Throughout 2024 as the destruction of Gaza unfolded, she began to experience words and images spontaneously come through her regular writing practice — fragments of sentences that spoke of struggling voices yearning to speak. This process inspired her to write the poem Witness. Target = Rubble, published in Merrion West, which you can hear Lori read in a bonus episode of What Is Collective Healing?
Lori has been collaborating with Thomas on writing and other projects since 2018, including a recently launched blog series for Psychology Today called “Attuned: Collective Healing During Times of Crisis”. Lori lives in Arlington, Massachusetts.
Episode Three: Laura Caldéron de la Barca
“That's where I found the connection to colonialism, and that was a crucial moment for me because that allowed me to see that there was a connection between my personal experience that had collective dimensions.” — Laura Caldéron de la Barca
Exploring the enduring impact of colonialism is developing into a major theme in my process of training as a collective trauma facilitator — not least because I’m increasingly conscious that I’ve only begun to reckon with my personal and ancestral relationship to the legacy of the British Empire. That task is now a priority frontier in my development.

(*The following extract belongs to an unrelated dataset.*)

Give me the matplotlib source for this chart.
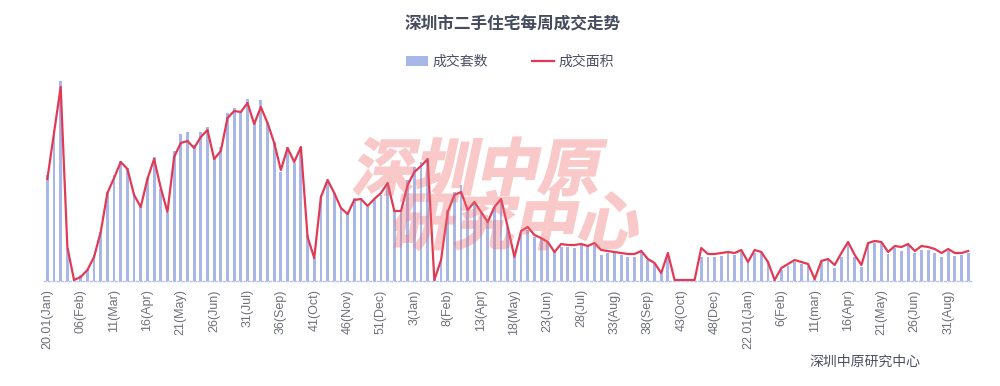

It was therefore very powerful to be in dialogue with Laura Caldéron de la Barca about her personal process of recognising how the collective wounds inflicted by colonisation on Mexico lived in her. Her years of work to transmute this pain, recover the wisdom it concealed, and then begin facilitating collective healing for many other countries affected by colonialism is an exemplar of the kind of transformation What is Collective Healing? aims to document.
We also touched on the seminal essay Healing Systems in Stanford Social Innovation Review that Laura co-wrote with John Kania and Katherine Milligan of the Collective Change Lab, covered in Resonant World last year. (Resonant World#69: Forward This When Words Fail).
These were two powerful episodes that palpably transmit the quality of a collective healing field. I would love to hear any resonance in the comments.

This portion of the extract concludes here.